**Given data:**
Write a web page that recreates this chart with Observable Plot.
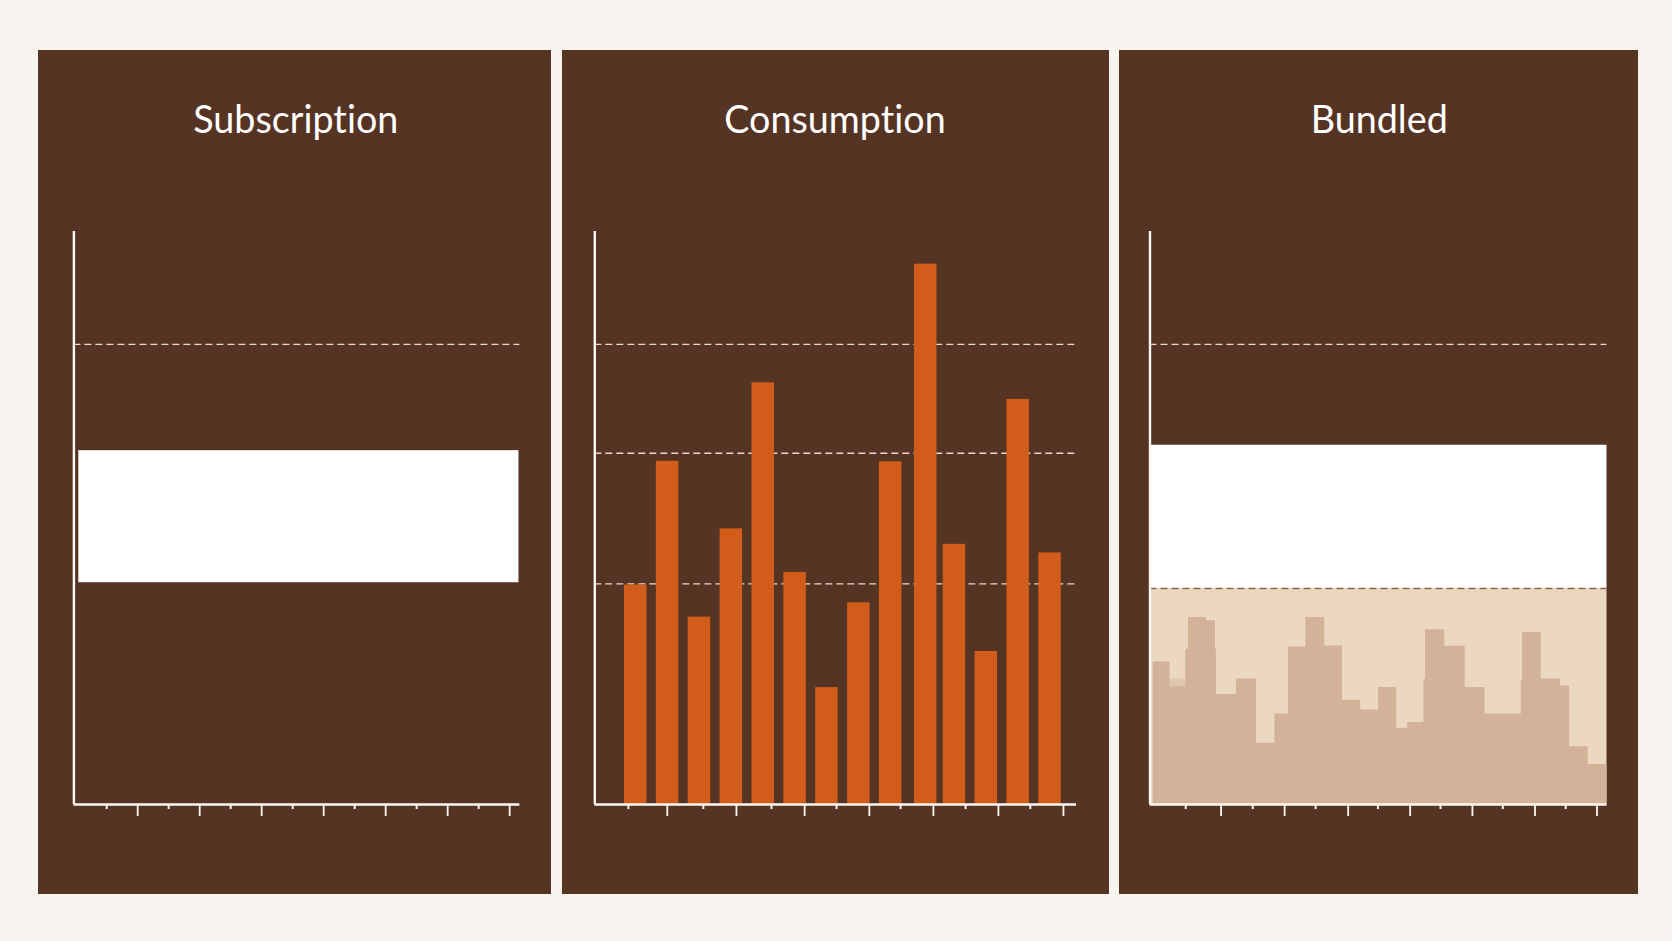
<!DOCTYPE html>
<html><head><meta charset="utf-8">
<script src="https://cdn.jsdelivr.net/npm/d3@7"></script>
<script src="https://cdn.jsdelivr.net/npm/@observablehq/plot@0.6"></script>
<style>
html,body{margin:0;padding:0;background:#f7f3ee;width:1672px;height:941px;overflow:hidden}
.panel{position:absolute;background:#563424}
.panel svg{display:block;background:transparent}
.title{position:absolute;left:0;right:0;text-align:center;color:#fff;font:400 37.7px/44px Lato,sans-serif;font-variant-ligatures:none}
</style></head><body>
<script>
const titles = ["Subscription", "Consumption", "Bundled"];

// Shared thresholds on the 0-100 y axis
const upperLimit = 80.3, midLimit = 61.3, lowerLimit = 38.5;

// Subscription: flat committed band
const subscriptionBand = {low: 38.7, high: 61.75, start: 0.10, end: 14.3};
const subscriptionTicks = [1,2,3,4,5,6,7,8,9,10,11,12,13,14];

// Consumption: usage per period
const periods = [1,2,3,4,5,6,7,8,9,10.1,11,12,13,14];
const usage = [38.3,59.9,32.7,48.1,73.6,40.5,20.4,35.2,59.8,94.3,45.4,26.7,70.7,43.9];
const consumptionTicks = [1.27,2.49,3.62,4.66,5.76,6.80,7.80,8.83,9.81,10.84,11.85,12.88,13.88,14.92];

// Bundled: committed block, allowance area and stepped usage
const bundledBand = {low: 37.7, high: 62.7};
const stepEdges = [0,.54,1.04,1.13,1.70,1.99,2.02,2.66,3.30,3.89,4.32,4.88,5.48,6.05,6.63,7.20,7.78,8.13,8.65,8.70,9.32,9.97,10.60,11.76,11.80,12.40,13.01,13.31,13.90,14.50];
const stepUsage = [24.85,20.55,27.1,32.65,32.07,27.1,19.2,21.9,10.7,15.8,27.5,32.65,27.65,18.2,16.5,20.4,13.3,14.3,21.8,30.5,27.6,20.4,15.8,21.7,30,21.9,20.7,10.1,7,7];
const overlapPeak = {start: .54, end: 1.04, low: 20.55, high: 21.9};
const bundledTicks = [1.04,2.17,3.18,4.20,5.19,6.23,7.18,8.21,9.18,10.20,11.17,12.20,13.18,14.18];

const AX = "#fbf8f4", DASH = "#e6d9cc";

function axes(domain, ticks) {
  return [
    Plot.axisX({ticks: ticks.filter((d, i) => i % 2 === 0), tickSize: 5, tickFormat: () => "", stroke: AX, strokeWidth: 2, label: null}),
    Plot.axisX({ticks: ticks.filter((d, i) => i % 2 === 1), tickSize: 12, tickFormat: () => "", stroke: AX, strokeWidth: 1.8, label: null}),
    Plot.ruleX([domain[0]], {y1: 0, y2: 100, stroke: AX, strokeWidth: 2.4}),
    Plot.ruleY([0], {stroke: AX, strokeWidth: 2.4})
  ];
}
function dashes(values, stroke = DASH, w = 1.4) {
  return Plot.ruleY(values, {stroke, strokeWidth: w, strokeDasharray: "7,4"});
}

const panels = [
  {left: 37.6, width: 513.4, shift: 1.5, marginLeft: 35.4, marginRight: 32, domain: [-0.058, 14.33], title: titles[0], marks: d => [
    dashes([upperLimit]),
    Plot.rect([subscriptionBand], {x1: "start", x2: "end", y1: "low", y2: "high", fill: "#ffffff"}),
    ...axes(d, subscriptionTicks)
  ]},
  {left: 562, width: 547, shift: -0.5, marginLeft: 32.3, marginRight: 33, domain: [0.216, 15.33], title: titles[1], marks: d => [
    dashes([upperLimit, midLimit, lowerLimit]),
    Plot.rectY(periods.map((p, i) => ({p, q: p + 1, v: usage[i]})), {x1: "p", x2: "q", y: "v", insetLeft: 4.7, insetRight: 4.7, fill: "#d25c19"}),
    ...axes(d, consumptionTicks)
  ]},
  {left: 1118.5, width: 519.5, shift: 1, marginLeft: 30.5, marginRight: 32, domain: [-0.102, 14.5], title: titles[2], marks: d => [
    dashes([upperLimit]),
    Plot.rect([{a: d[0], b: d[1], low: bundledBand.low, high: bundledBand.high}], {x1: "a", x2: "b", y1: "low", y2: "high", fill: "#ffffff"}),
    Plot.rect([{a: d[0], b: d[1], low: 0, high: bundledBand.low}], {x1: "a", x2: "b", y1: "low", y2: "high", fill: "#ecd8c1"}),
    Plot.rect([overlapPeak], {x1: "start", x2: "end", y1: "low", y2: "high", fill: "#dfc7ae"}),
    Plot.areaY(stepEdges.map((e, i) => ({e, v: stepUsage[i]})), {x: "e", y: "v", curve: "step-after", fill: "#d2b399"}),
    dashes([bundledBand.low], "#8f6547", 1.3),
    ...axes(d, bundledTicks)
  ]}
];

for (const p of panels) {
  const div = document.createElement("div");
  div.className = "panel";
  div.style.cssText = `left:${p.left}px;top:50px;width:${p.width}px;height:844px`;
  const t = document.createElement("div");
  t.className = "title";
  t.style.top = "47px";
  t.style.left = `${2 * p.shift}px`;
  t.textContent = p.title;
  div.appendChild(t);
  div.appendChild(Plot.plot({
    width: p.width, height: 844,
    marginLeft: p.marginLeft, marginRight: p.marginRight, marginTop: 181, marginBottom: 90,
    x: {domain: p.domain},
    y: {domain: [0, 100], axis: null},
    style: {background: "transparent"},
    marks: p.marks(p.domain)
  }));
  document.body.appendChild(div);
}
</script>
</body></html>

**Exercise:** Your task is to restate word for word the lines from the top of the data to the line containing "const upperLimit = 80.3, midLimit", both ends included, with every picture left out.

**Result of this task:**
Write a web page that recreates this chart with Observable Plot.
<!DOCTYPE html>
<html><head><meta charset="utf-8">
<script src="https://cdn.jsdelivr.net/npm/d3@7"></script>
<script src="https://cdn.jsdelivr.net/npm/@observablehq/plot@0.6"></script>
<style>
html,body{margin:0;padding:0;background:#f7f3ee;width:1672px;height:941px;overflow:hidden}
.panel{position:absolute;background:#563424}
.panel svg{display:block;background:transparent}
.title{position:absolute;left:0;right:0;text-align:center;color:#fff;font:400 37.7px/44px Lato,sans-serif;font-variant-ligatures:none}
</style></head><body>
<script>
const titles = ["Subscription", "Consumption", "Bundled"];

// Shared thresholds on the 0-100 y axis
const upperLimit = 80.3, midLimit = 61.3, lowerLimit = 38.5;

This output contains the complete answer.